Korelasi tentang cadar dan sikap radikal tentu tidak bisa dijustifikasi begitu saja tanpa pengusutan lebih lanjut. We can’t judge someone by the cover. Saya memiliki teman-teman bercadar yang sikapnya tidak ekslusif dan tidak mengindikasikan dalam dirinya pandangan-pandangan Islam garis keras. Beberapa di antara mereka bahkan menggandrungi pengajian kitab kuning bernuansa tasawuf nusantara.

Lebih lanjut, beberapa kajian tentang Islam radikal yang berasal dari gerakan transnasional sendiri sesungguhnya menunjukkan status quo vadis: itu merupakan radikalisasi dengan proses berkelanjutan ataukah telah mengalami harmonisasi dengan Islam nusantara?

Meski begitu, tidak pula kita tidak berhati-hati dan waspada.

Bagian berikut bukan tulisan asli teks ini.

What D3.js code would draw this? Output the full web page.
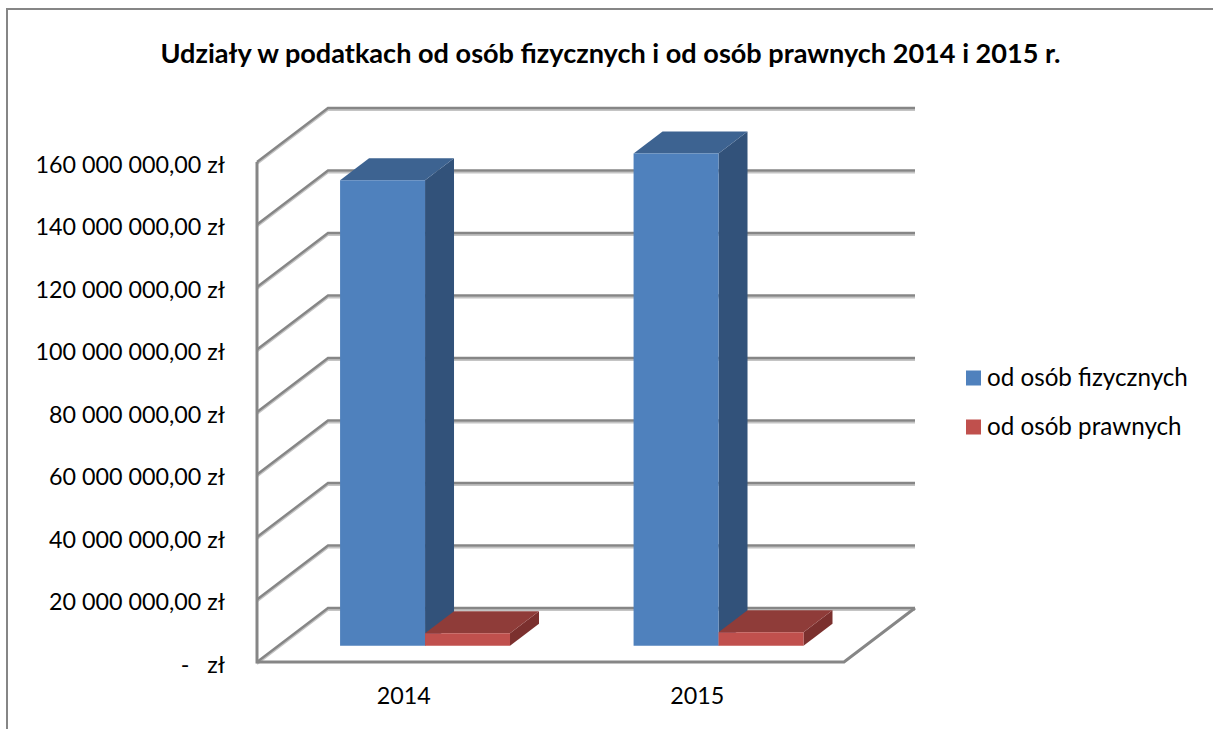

Sikap rektor UIN ini setidaknya memberi sinyal kepada kita bahwa sekalipun gerakan radikal seperti HTI telah dimatikan secara fungsional oleh negara, tetapi mereka masih beroperasi secara intensif dengan berafiliasi pada tubuh-tubuh organisasi tertentu. Sikap radikal bukanlah barang yang bisa dimusnahkan begitu saja, semakin mereka ditekan secara operasional, mereka justru bisa menjadi semakin massif secara doktrinal.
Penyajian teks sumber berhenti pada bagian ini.